Faber Cement Block Co. , Inc. v. Commissioner, 50 T. C. 317 (1968)
A corporation’s accumulation of earnings and profits is justified when committed to meet the reasonable needs of the business, including specific and feasible plans for expansion and working capital requirements.
Summary
Faber Cement Block Co. was assessed deficiencies for accumulated earnings taxes from 1961 to 1963, but the Tax Court ruled in its favor. The company had accumulated earnings for planned expansion and working capital needs, evidenced by detailed corporate minutes and actual expenditures post-1963. The court found these plans specific, definite, and feasible, thus justifying the accumulations under the reasonable needs of the business standard, as per Section 537 of the Internal Revenue Code. The decision underscores the importance of documenting and implementing business expansion plans to avoid the accumulated earnings tax.
Facts
Faber Cement Block Co. , a New Jersey corporation, manufactured cement and cinder blocks. From 1961 to 1963, it accumulated earnings and profits, which were challenged by the Commissioner of Internal Revenue for the purpose of avoiding shareholder income tax. The company had plans for plant expansion and equipment upgrades, documented in board meeting minutes. It also maintained a no-borrowing policy, funding its operations internally. The company’s operations were subject to a local zoning ordinance that classified its activities as a nonconforming use, complicating expansion plans.
Procedural History
The Commissioner issued a notice of deficiency for accumulated earnings taxes for the years 1961, 1962, and 1963. Faber Cement Block Co. petitioned the Tax Court, which ruled in favor of the company, holding that the accumulations were justified by the reasonable needs of the business.
Issue(s)
1. Whether Faber Cement Block Co. was availed of for the purpose of avoiding Federal income taxes with respect to its shareholders by accumulating earnings and profits?
Holding
1. No, because the court found that the company’s earnings and profits were accumulated to meet the reasonable needs of the business, specifically for expansion and working capital, as evidenced by corporate minutes and subsequent expenditures.
Court’s Reasoning
The court applied Section 537 of the Internal Revenue Code, which allows accumulations for reasonably anticipated business needs.
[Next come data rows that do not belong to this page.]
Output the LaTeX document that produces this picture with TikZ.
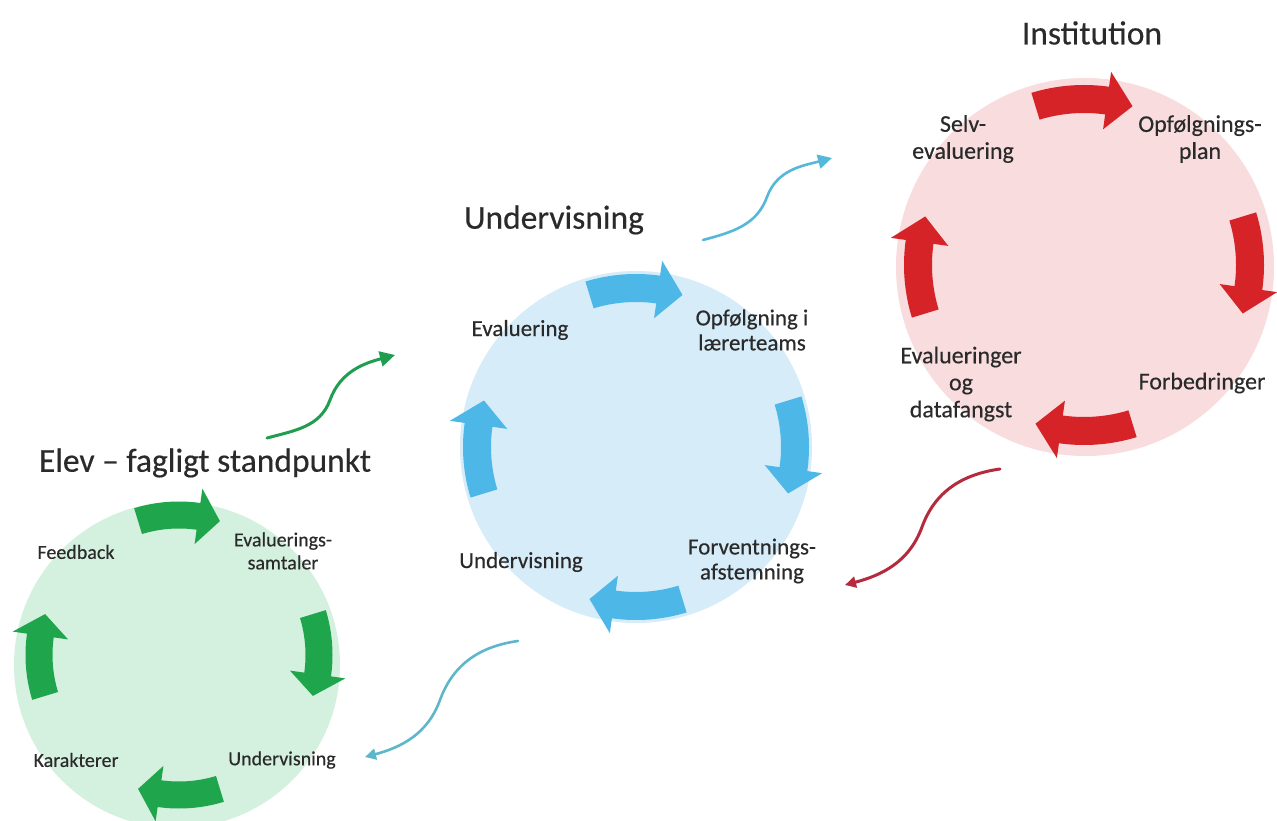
\documentclass[tikz,border=0pt]{standalone}
\usepackage{fontspec}
\setmainfont{Carlito}[BoldFont=Carlito,BoldFeatures={FakeBold=0.35}]
\usetikzlibrary{arrows.meta}
\definecolor{gArrow}{HTML}{1FA64D}
\definecolor{gFill}{HTML}{D4F0DF}
\definecolor{gLine}{HTML}{1E9E4E}
\definecolor{bArrow}{HTML}{4DB8E8}
\definecolor{bFill}{HTML}{D6ECF8}
\definecolor{bLine}{HTML}{56B8D8}
\definecolor{bLineB}{HTML}{5DB7C9}
\definecolor{rArrow}{HTML}{D52328}
\definecolor{rFill}{HTML}{F8DCDE}
\definecolor{rLine}{HTML}{B52B3E}
\definecolor{txt}{HTML}{2A2A2A}
\newcommand\cyclering[6]{%
  \foreach \c in {90,0,-90,180}{%
    \pgfmathsetmacro\aS{\c+17}%
    \pgfmathsetmacro\aB{\c-8}%
    \pgfmathsetmacro\aT{\c-17}%
    \pgfmathsetmacro\rO{#3+#4/2}%
    \pgfmathsetmacro\rI{#3-#4/2}%
    \pgfmathsetmacro\hO{#3+#5/2}%
    \pgfmathsetmacro\hI{#3-#5/2}%
    \fill[#6,shift={(#1,#2)}] (\aS:\rO pt) arc[start angle=\aS,end angle=\aB,radius=\rO pt]
      -- (\aB:\hO pt) -- (\aT:#3 pt) -- (\aB:\hI pt) -- (\aB:\rI pt)
      arc[start angle=\aB,end angle=\aS,radius=\rI pt] -- cycle;
  }}
\tikzset{
  disc/.style={circle,inner sep=0pt,draw=none},
  title/.style={text=txt,font=\fontsize{33.5}{38}\selectfont\bfseries},
  glab/.style={text=txt,align=center,font=\fontsize{20}{23}\selectfont\bfseries},
  blab/.style={text=txt,align=center,font=\fontsize{23}{25}\selectfont\bfseries},
  rlab/.style={text=txt,align=center,font=\fontsize{24}{27}\selectfont\bfseries},
  link/.style={line width=#1,line cap=round},
}
\begin{document}
\begin{tikzpicture}[x=1pt,y=1pt]
\useasboundingbox (0,0) rectangle (1277,820);
\clip (0,0) rectangle (1277,820);
\fill[white] (0,0) rectangle (1277,820);
% circles
\node[disc,fill=gFill,minimum size=326pt] (gcirc) at (177,155) {};
\node[disc,fill=bFill,minimum size=352pt] (bcirc) at (636,373) {};
\node[disc,fill=rFill,minimum size=378pt] (rcirc) at (1085,553) {};
% cycle arrows
\cyclering{179}{165}{140}{27}{56}{gArrow}
\cyclering{636}{373}{159}{28}{58}{bArrow}
\cyclering{1084}{555}{166}{28}{58}{rArrow}
% titles
\node[title] (gtitle) at (205,357) {Elev – fagligt standpunkt};
\node[title] (btitle) at (554,600) {Undervisning};
\node[title] (rtitle) at (1092,787) {Institution};
% green labels
\node[glab] (g1) at (76,268) {Feedback};
\node[glab] (g2) at (283,269) {Evaluerings-\\samtaler};
\node[glab] (g3) at (282,60) {Undervisning};
\node[glab] (g4) at (76,60) {Karakterer};
% blue labels
\node[blab] (b1) at (520,490) {Evaluering};
\node[blab] (b2) at (752,490) {Opfølgning i\\lærerteams};
\node[blab] (b3) at (752,259) {Forventnings-\\afstemning};
\node[blab] (b4) at (521,258) {Undervisning};
% red labels
\node[rlab] (r1) at (963,681) {Selv-\\evaluering};
\node[rlab] (r2) at (1200,681) {Opfølgnings-\\plan};
\node[rlab] (r3) at (961,436) {Evalueringer\\og\\datafangst};
\node[rlab] (r4) at (1202,437) {Forbedringer};
% connector points
\coordinate (gs) at (267,382); \coordinate (gm) at (330,420); \coordinate (ge) at (395,465);
\coordinate (bs) at (703,580); \coordinate (bm) at (767,623); \coordinate (be) at (832,662);
\coordinate (rs) at (1000,351); \coordinate (rm) at (922,293); \coordinate (re) at (845,235);
\coordinate (ds) at (518,179); \coordinate (dm) at (440,120); \coordinate (de) at (365,63);
% connectors
\draw[link=3pt,gLine,-{Triangle[length=15pt,width=15pt]}] (gs) to[out=15,in=250] (gm) to[out=70,in=195] (ge);
\draw[link=2.6pt,bLine,-{Triangle[length=14pt,width=14pt]}] (bs) to[out=15,in=250] (bm) to[out=70,in=195] (be);
\draw[link=3pt,rLine,-{Triangle[length=11pt,width=11pt]}] (rs) to[out=188,in=70] (rm) to[out=250,in=15] (re);
\draw[link=2.6pt,bLineB,-{Triangle[length=11pt,width=11pt]}] (ds) to[out=188,in=70] (dm) to[out=250,in=15] (de);
\end{tikzpicture}
\end{document}
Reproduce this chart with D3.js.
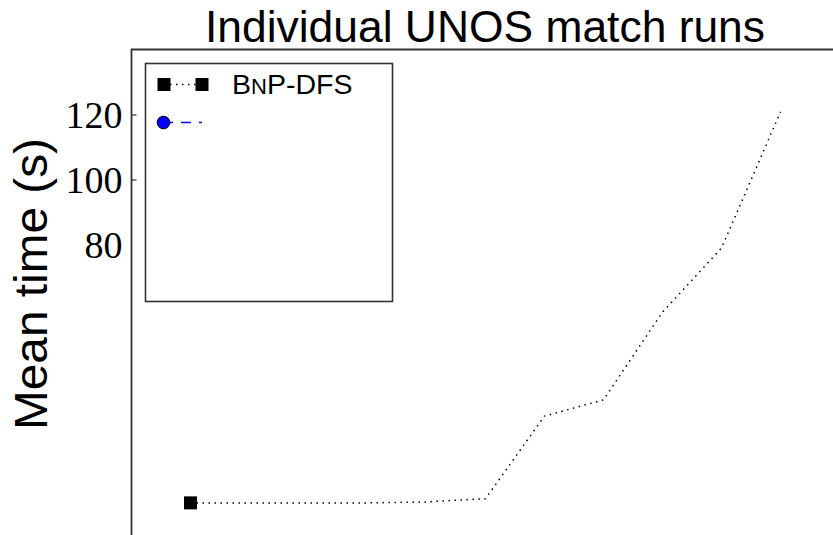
<!DOCTYPE html>
<html>
<head>
<meta charset="utf-8">
<script src="https://cdn.jsdelivr.net/npm/d3@7"></script>
<style>
  body { margin: 0; background: #fff; }
  svg { display: block; }
</style>
</head>
<body>
<div id="chart"></div>
<script>
// Chart size
const width = 833;
const height = 535;

// Data
const runIndex = [0, 1, 2, 3, 4, 5, 6, 7, 8, 9, 10];
const bnpDfsTime = [0.5, 0.5, 0.5, 0.5, 0.8, 1.8, 27.2, 32.2, 59.2, 78.9, 120.8];
const yTicks = [80, 100, 120];
const legendLabels = ["BnP-DFS", ""];

const svg = d3.select("#chart")
  .append("svg")
  .attr("width", width)
  .attr("height", height);

// Axes box (right and bottom run off the page)
const plotLeft = 131.5, plotTop = 49.5, plotRight = 839.5, plotBottom = 569.5;

const x = d3.scaleLinear().domain([-1, 11]).range([plotLeft, plotRight]);
const y = d3.scaleLinear().domain([-20, 140]).range([plotBottom, plotTop]);

svg.append("clipPath")
  .attr("id", "plot-area")
  .append("rect")
  .attr("x", plotLeft)
  .attr("y", plotTop)
  .attr("width", plotRight - plotLeft)
  .attr("height", plotBottom - plotTop);

// Series line
const points = runIndex.map((d, i) => ({ i: d, t: bnpDfsTime[i] }));
const line = d3.line().x(d => x(d.i)).y(d => y(d.t));

svg.append("path")
  .datum(points)
  .attr("clip-path", "url(#plot-area)")
  .attr("d", line)
  .attr("fill", "none")
  .attr("stroke", "#000")
  .attr("stroke-width", 1.5)
  .attr("stroke-dasharray", "1.5,4.5");

// only the first point carries a marker
svg.append("rect")
  .attr("x", x(points[0].i) - 6.5)
  .attr("y", y(points[0].t) - 6.5)
  .attr("width", 13)
  .attr("height", 13)
  .attr("fill", "#000");

// Y axis, ticks pointing inwards
const yAxis = d3.axisRight(y).tickValues(yTicks).tickSize(5).tickFormat(d3.format("d"));
const yAxisG = svg.append("g")
  .attr("transform", `translate(${plotLeft},0)`)
  .call(yAxis);
yAxisG.select(".domain").remove();
yAxisG.selectAll(".tick line").attr("stroke", "#333").attr("stroke-width", 1.2)
  .filter(d => d === 80).remove();
yAxisG.selectAll(".tick text")
  .attr("x", -9)
  .attr("dy", "0.33em")
  .attr("text-anchor", "end")
  .attr("fill", "#000")
  .style("font-family", "'Liberation Serif', 'DejaVu Serif', serif")
  .style("font-size", "38px");

// Spines
svg.append("path")
  .attr("d", `M${plotLeft},${height + 5}V${plotTop}H${width + 5}`)
  .attr("fill", "none")
  .attr("stroke", "#333")
  .attr("stroke-width", 1.8);

// Title
svg.append("text")
  .attr("x", 485)
  .attr("y", 42)
  .attr("text-anchor", "middle")
  .attr("textLength", 560)
  .attr("lengthAdjust", "spacingAndGlyphs")
  .style("font-family", "'Liberation Sans', Arial, sans-serif")
  .style("font-size", "45px")
  .text("Individual UNOS match runs");

// Y label
svg.append("text")
  .attr("transform", "translate(47,284) rotate(-90)")
  .attr("text-anchor", "middle")
  .attr("textLength", 292)
  .attr("lengthAdjust", "spacingAndGlyphs")
  .style("font-family", "'Liberation Sans', Arial, sans-serif")
  .style("font-size", "46px")
  .text("Mean time (s)");

// Legend
const legend = svg.append("g");
legend.append("rect")
  .attr("x", 145.5)
  .attr("y", 63.5)
  .attr("width", 247)
  .attr("height", 238)
  .attr("fill", "#fff")
  .attr("stroke", "#333")
  .attr("stroke-width", 1.6);

// entry 1: dotted black with squares
legend.append("line")
  .attr("x1", 164).attr("x2", 202)
  .attr("y1", 84.5).attr("y2", 84.5)
  .attr("stroke", "#000")
  .attr("stroke-width", 1.5)
  .attr("stroke-dasharray", "1.5,4.5");
legend.selectAll("rect.mk")
  .data([164, 202])
  .enter()
  .append("rect")
  .attr("class", "mk")
  .attr("x", d => d - 6.5)
  .attr("y", 78)
  .attr("width", 13)
  .attr("height", 13)
  .attr("fill", "#000");

const label = legend.append("text")
  .attr("x", 232)
  .attr("y", 93.5)
  .style("font-family", "'Liberation Sans', Arial, sans-serif")
  .style("font-size", "28.5px");
// small caps done by hand: B, small N, P-DFS
const name = legendLabels[0];
label.append("tspan").text(name[0]);
label.append("tspan").style("font-size", "22px").text(name.slice(1, 2).toUpperCase());
label.append("tspan").text(name.slice(2));

// entry 2: dashed blue with circle
legend.append("line")
  .attr("x1", 163).attr("x2", 202)
  .attr("y1", 122.5).attr("y2", 122.5)
  .attr("stroke", "#0000ff")
  .attr("stroke-width", 1.5)
  .attr("stroke-dasharray", "10,8");
legend.append("circle")
  .attr("cx", 163.5)
  .attr("cy", 122.5)
  .attr("r", 6.3)
  .attr("fill", "#0000ff")
  .attr("stroke", "#000")
  .attr("stroke-width", 1);
legend.append("text")
  .attr("x", 232)
  .attr("y", 131.5)
  .style("font-family", "'Liberation Sans', Arial, sans-serif")
  .style("font-size", "28px")
  .text(legendLabels[1]);
</script>
</body>
</html>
The company’s plans for expansion were deemed specific, definite, and feasible under the regulations, despite the zoning challenges. The court considered the corporate minutes, which detailed discussions and resolutions about expansion, as well as the company’s actual expenditures post-1963, which closely matched the planned amounts. The court emphasized that the focus should be on the reasonable needs of the business, not merely on the availability of assets for dividends. The company’s no-borrowing policy and internal financing further supported the need for retained earnings. The court also noted that the company’s working capital requirements, as calculated by both parties, were significant and justified the accumulations.
Practical Implications
This decision impacts how corporations should document and implement plans for business expansion to avoid the accumulated earnings tax. Corporations must show specific, definite, and feasible plans, even if those plans are subject to external factors like zoning issues. The ruling suggests that a company’s historical spending and subsequent actions can be considered in evaluating the legitimacy of its plans. For legal practitioners, this case highlights the importance of advising clients to maintain detailed corporate records of business plans and to align those plans with actual expenditures. Businesses should be cautious about the timing of expansion plans relative to tax years to ensure accumulations are justified. This case may be cited in future disputes over the accumulated earnings tax to support the argument that accumulations are justified when tied to well-documented and executed business needs.